See artikkel on trükitud:
https://www.eesti.ca/joo-joo-joo/article36233
joo, joo, joo
05 May 2012 Justin Petrone
Terviseks!
Ma tean miks välismaa mehed meeldivad eesti naistele. Nad ei joo.
"I know why Estonian women prefer foreign men. They don't drink." So professed an older woman to me yesterday morning. I wondered, was it really true? Those who have known me know that there are two Giustinos, one who is sober 99 percent of the time, and the other who is trashed 1 percent of the time. But that 1 percent is bad news, it's self perpetuating, it's a real Mr. Hyde kind of situation, once I get going ...

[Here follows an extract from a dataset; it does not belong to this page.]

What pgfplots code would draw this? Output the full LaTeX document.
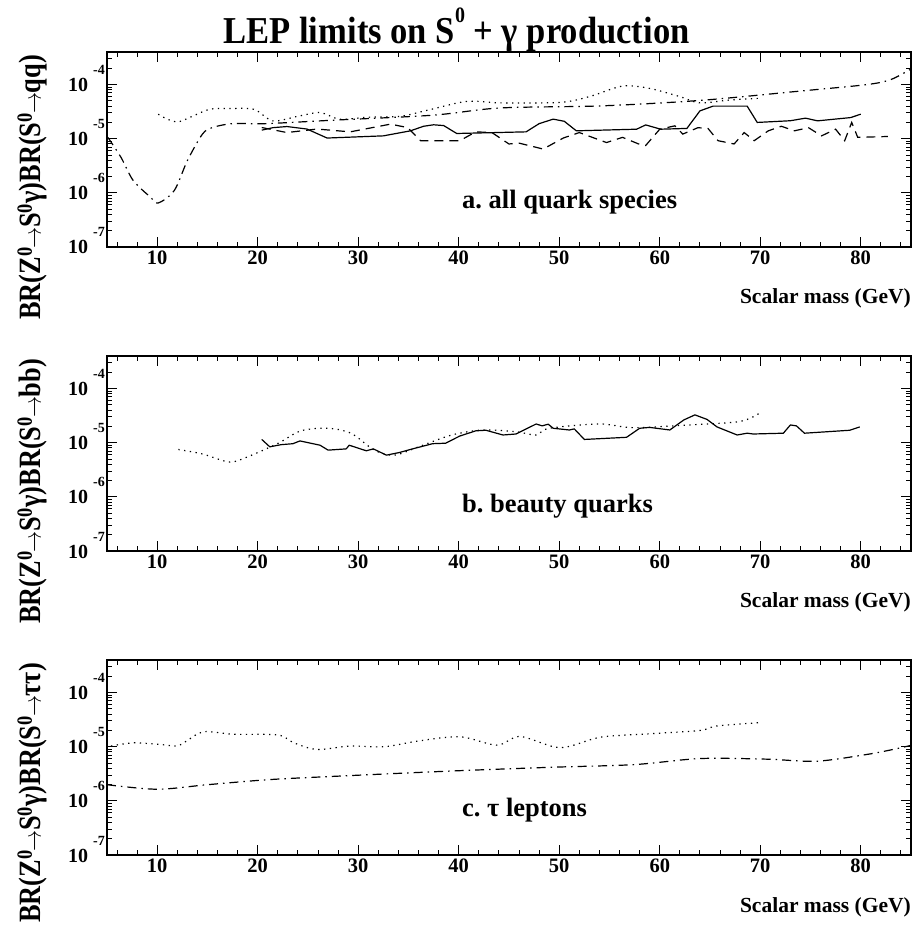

Then when it's all over I swear never to drink again, which is why the bottle of Bailey's my sister-in-law brought me for Christmas is still sitting on the kitchen shelf. I may imbibe some limoncello from time to time, but for the most part, I put most of my wine in the tomato sauce. "I don't drink because I don't have time," I told the older woman. "Well, see," she said. "You foreign men don't have time to drink."

I don't think she's right. I know plenty of relatively sober, responsible local males. But it's true, I don't drink that much. This is probably because, as I have aged, I have witnessed the deleterious effects of alcohol on fellow human beings. Some have real health problems, others just balloon up. Either way, it's pretty obvious that it shortens one's lifespan. Public authorities alert us to this all the time, but we tend to ignore it, look right past those signs that say, "Drinking is bad for your health." But it is! Those signs are actually correct!

I am not going to start any temperance campaigns here in Estonia. I have already pissed off enough people. But that impulse is there. Driving my niece home one morning, I passed a group of men sitting outside a supermarket drinking beers. "Oh look, the drunks are already out ..." I said. "What makes you think they are drunks?" she asked. "They are men drinking beer outside a store at 10:30 on a Sunday morning," I said. "That means that a) they couldn't wait until they got home to drink and b) they couldn't even make it until lunch without a beer. What else do you call such people? They are drunks."

This reminds me of a conversation I had with my brother's middle-aged bachelor friend about the film Smokey and the Bandit. He has a TV in his car so that he can watch Burt Reynolds (the bandit) escape Jackie Gleason (the sheriff) while he drives around town. In the film, the very cute runaway bride Sally Field hops a ride with Reynolds. "She's so cute!" I told my brother's friend."She's a slut," he answered. "No she's not!" I protested. "She's Sally Field. She's the flying nun. The flying nun is no slut." "Let's get this straight," my brother's friend said. "She's a woman who ran away from her husband-to-be and is now riding around with Burt Reynolds, who is a criminal," he said. They he nodded to himself and repeated the verdict, "She's a slut."

Crass? Sure. Misogynistic? Perhaps. But my brother's friend taught me something that day. Sometimes we have to just call things what they are. And even if they haven't descended to the lowest rung of drunkenness, those guys outside the store are not normal. I wouldn't catch one of the fathers of my daughters' friends hanging outside a store on a Sunday morning drinking. And could you imagine if it was me drinking out there? What would they call Giustino? You know exactly what they would say. He's a drunk!

I told my niece that morning of my secret plan, to round up all of Estonia's alcoholics and deport them to Piirissaar, that tiny spot of land in the middle of Lake Peipsi. "I will be a bonding experience," I said. "They can all dry out together!" But she spotted the hole in my sinister plan immediately. "But Piirissaar is so small," she said. "I don't think they would all fit."